The total multiple for the entire comps list is the arithmetic mean or weighted average of all the individual company’s multiples in the list.
For pre-revenue companies, we’ll focus on the enterprise value to revenues multiple. For a mature, EBITDA-positive private company, we’ll use the enterprise value to revenues multiple as well as the enterprise value to EBITDA multiples. For a publicly traded company, we’ll use the price-to-revenues and price-to-earnings multiples.
We typically recommend using as many data points as possible to build a number of multiples and create a more balanced comparables valuation that is not based on a single multiple.
The previous transactions are another part of the comps analysis, but it uses a different set of data.

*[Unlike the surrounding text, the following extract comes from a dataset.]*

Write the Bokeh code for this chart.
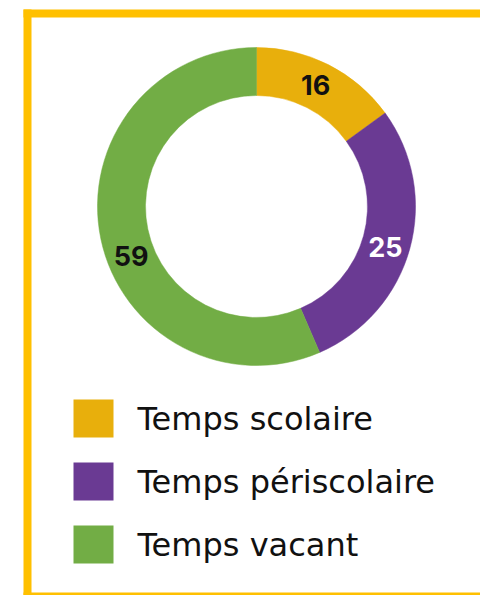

Here, we add real market data from previous transactions in the niche. We use the target company’s valuation or deal price and the target company’s TTM revenues and EBITDA to build the EV/Revs and EV/EBITDA of actual deals, then add them to the comps analysis.
There are a few data points that we need to add to our analysis depending on the type of company we’re valuing and what we’re trying to achieve.
The first set of numbers is the trailing twelve months or latest annual revenues or EBITDA. When we apply the multiples, we could get a preliminary estimate of the current company’s worth.
The second set of numbers is the weighted average of the projected annual revenues and EBITDA. We do that by assigning weights to each year’s projected revenues and EBITDA (or earnings), starting from the biggest weight in the first year and the smallest weight in the fifth year. The weighted average of these numbers will create an annualized revenue or EBITDA forecast.
By applying the annualized figures from the comps analysis to the multiples, we get the full potential value of this company.
Since valuation is subjective, as we mentioned at the beginning, at this stage, the party who builds the valuation we apply the most reasonable projections it believes are accurate for the company. In most cases, this is the point where buyers and sellers don’t see eye to eye.
Benefits of the comparables valuation
- Easy to understand and explain.
- Applicable to any business.
- Improves and focuses the discussion.
The great benefits of the comparables method are also what causes people to underestimate it: it’s simple, accessible, and extremely useful.
The biggest advantage of the comparables method is that it’s so straightforward. When you get to a point in the deal when you have to explain the target company’s valuation, the comparables method works like a charm.
The comparables method includes only two components at the end—multiples and annualized revenues/profits/EBITDA— so it’s super easy to explain even to a non-financial savvy person, unlike explaining the discounted cash flow (DCF) or the weighted average cost of capital (WACC), which could be extremely challenging sometimes.
The structure of the method allows users to calculate a variety of multiples related to earnings, revenue, and EBITDA—thus making it a flexible option for both an early-stage pre-revenue startup and an SMB with a positive bottom line.
When the discussion turns to comparables and future earnings or revenues, the focus is on the important aspects of the valuation and not on technical calculations as often happens with other methods.